Всю жизнь потом Яков Никифорович читал вслед. Вслед смотрел и даже слушал. Ему никогда не было жалко, что собственный вкус не складывался и не проявлялся. Другие, первые, глаза были важнее. Другие глаза, чужие руки, что держали книгу или билет в оперу, добавляли всем сюжетам настоящего человеческого. Живого. Он видел не только госпожу де Реналь, но и Лёвкины брови, смыкающиеся на носу, ноготь безымянного пальца, постукивающий по столу. Лёвка являлся весь и никуда не исчезал. И Яна тоже.
Вслед за ней Яков Никифорович слушал оперу. Знал места, на которых она, Яна, привычно замирает, напрягается, вытягивает губы в куриную гузку и без всяких лишних прикосновений проникает в Якова Никифоровича, как проникают в него воздух, музыка и неудобство театрального кресла.

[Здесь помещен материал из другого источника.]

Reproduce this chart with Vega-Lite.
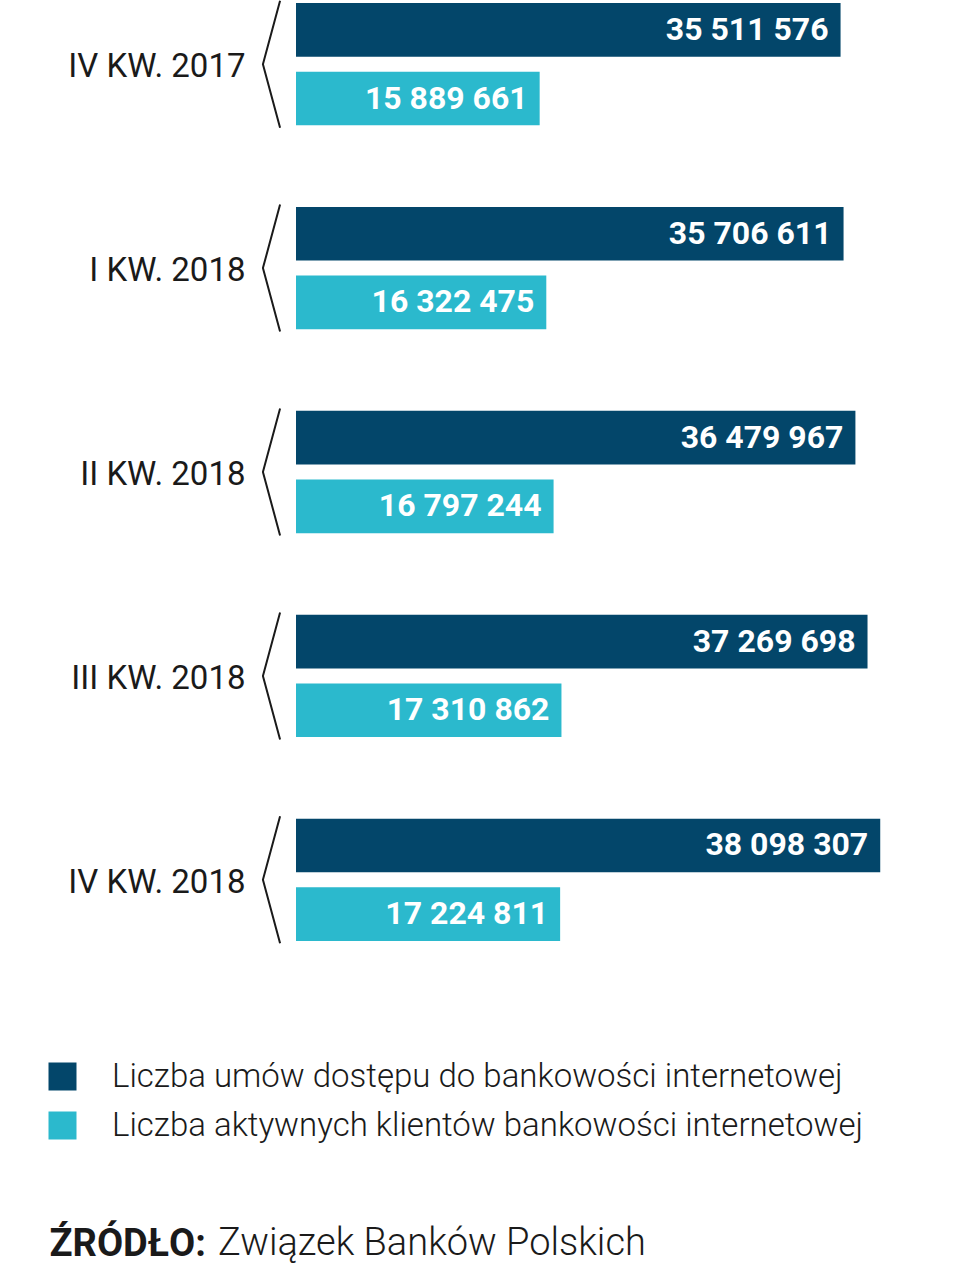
{
  "$schema": "https://vega.github.io/schema/vega-lite/v6.json",
  "autosize": "none",
  "width": 664,
  "height": 938,
  "padding": {"left": 296, "top": 3, "right": 0, "bottom": 328},
  "background": "white",
  "data": {
    "values": [
      {"kwartal": "IV KW. 2017", "seria": "Liczba umów dostępu do bankowości internetowej", "wartosc": 35511576},
      {"kwartal": "IV KW. 2017", "seria": "Liczba aktywnych klientów bankowości internetowej", "wartosc": 15889661},
      {"kwartal": "I KW. 2018", "seria": "Liczba umów dostępu do bankowości internetowej", "wartosc": 35706611},
      {"kwartal": "I KW. 2018", "seria": "Liczba aktywnych klientów bankowości internetowej", "wartosc": 16322475},
      {"kwartal": "II KW. 2018", "seria": "Liczba umów dostępu do bankowości internetowej", "wartosc": 36479967},
      {"kwartal": "II KW. 2018", "seria": "Liczba aktywnych klientów bankowości internetowej", "wartosc": 16797244},
      {"kwartal": "III KW. 2018", "seria": "Liczba umów dostępu do bankowości internetowej", "wartosc": 37269698},
      {"kwartal": "III KW. 2018", "seria": "Liczba aktywnych klientów bankowości internetowej", "wartosc": 17310862},
      {"kwartal": "IV KW. 2018", "seria": "Liczba umów dostępu do bankowości internetowej", "wartosc": 38098307},
      {"kwartal": "IV KW. 2018", "seria": "Liczba aktywnych klientów bankowości internetowej", "wartosc": 17224811}
    ]
  },
  "title": {
    "text": "Związek Banków Polskich",
    "orient": "bottom",
    "anchor": "start",
    "frame": "group",
    "dx": -78,
    "dy": -38,
    "offset": 0,
    "font": "Roboto",
    "fontSize": 38,
    "fontWeight": 300,
    "color": "#1a1a1a"
  },
  "encoding": {
    "y": {
      "field": "kwartal",
      "type": "nominal",
      "sort": ["IV KW. 2017", "I KW. 2018", "II KW. 2018", "III KW. 2018", "IV KW. 2018"],
      "scale": {"paddingInner": 0.4, "paddingOuter": 0},
      "axis": {
        "title": null,
        "domain": false,
        "ticks": false,
        "labelPadding": 51,
        "labelOffset": 3,
        "labelLimit": 300,
        "labelFont": "Roboto",
        "labelFontSize": 33,
        "labelColor": "#1a1a1a"
      }
    }
  },
  "layer": [
    {
      "mark": {"type": "bar", "cornerRadius": 0},
      "encoding": {
        "x": {
          "field": "wartosc",
          "type": "quantitative",
          "scale": {"domain": [0, 43300000], "nice": false},
          "axis": {
            "labels": false,
            "ticks": false,
            "domain": false,
            "grid": false,
            "title": "ŹRÓDŁO:",
            "titleAnchor": "start",
            "titleAlign": "left",
            "titleX": -247,
            "titleY": 314,
            "titleBaseline": "alphabetic",
            "titleFont": "Roboto",
            "titleFontSize": 38,
            "titleFontWeight": "bold",
            "titleColor": "#1a1a1a"
          }
        },
        "yOffset": {
          "field": "seria",
          "type": "nominal",
          "sort": ["Liczba umów dostępu do bankowości internetowej", "Liczba aktywnych klientów bankowości internetowej"],
          "scale": {"paddingInner": 0.219, "paddingOuter": 0}
        },
        "color": {
          "field": "seria",
          "type": "nominal",
          "scale": {
            "domain": ["Liczba umów dostępu do bankowości internetowej", "Liczba aktywnych klientów bankowości internetowej"],
            "range": ["#03466a", "#2bb9cd"]
          },
          "legend": {
            "title": null,
            "orient": "none",
            "legendX": -250,
            "legendY": 1057,
            "symbolType": "square",
            "symbolSize": 784,
            "symbolStrokeWidth": 0,
            "symbolOpacity": 1,
            "labelFont": "Roboto",
            "labelFontSize": 33,
            "labelFontWeight": 300,
            "labelColor": "#1a1a1a",
            "labelOffset": 33,
            "labelLimit": 900,
            "rowPadding": 15
          }
        }
      }
    },
    {
      "mark": {
        "type": "text",
        "align": "right",
        "baseline": "middle",
        "dx": -12,
        "font": "Roboto",
        "fontSize": 32,
        "fontWeight": "bold",
        "color": "white"
      },
      "encoding": {
        "x": {"field": "wartosc", "type": "quantitative"},
        "yOffset": {
          "field": "seria",
          "type": "nominal",
          "sort": ["Liczba umów dostępu do bankowości internetowej", "Liczba aktywnych klientów bankowości internetowej"]
        },
        "text": {"field": "wartosc", "type": "quantitative", "format": ",d"}
      }
    },
    {
      "transform": [{"filter": "datum.seria == 'Liczba umów dostępu do bankowości internetowej'"}],
      "mark": {
        "type": "point",
        "shape": "M0.135,-1L-0.135,0L0.135,1",
        "size": 16129,
        "filled": false,
        "stroke": "#1a1a1a",
        "strokeWidth": 2,
        "opacity": 1,
        "xOffset": -24.5
      },
      "encoding": {
        "x": {"datum": 0, "type": "quantitative"}
      }
    }
  ],
  "config": {
    "view": {"stroke": null},
    "locale": {
      "number": {"decimal": ",", "thousands": " ", "grouping": [3], "currency": ["", " zł"]}
    },
    "font": "Roboto"
  }
}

Способность идти вслед хорошо помогала не только в жизни, но и в работе. Яков Никифорович всегда легко вписывался в чужие вкусы. Это было нетрудно и интересно. Чужие вкусы делали его своим. Сначала своим парнем, позже своим человеком. А потом все это кончилось. Яков Никифорович не мог точно сказать, что ушло раньше: вкусы или люди, которые были ему важны. Яна говорила, что он просто вырос. Но признать взрослость, наступившую к пятидесяти годам, Яков Никифорович не был готов. Проще было признать избыточную насыщенность необязательным, но плотным, тяжелым знанием, которое вообще не пригодилось для жизни после.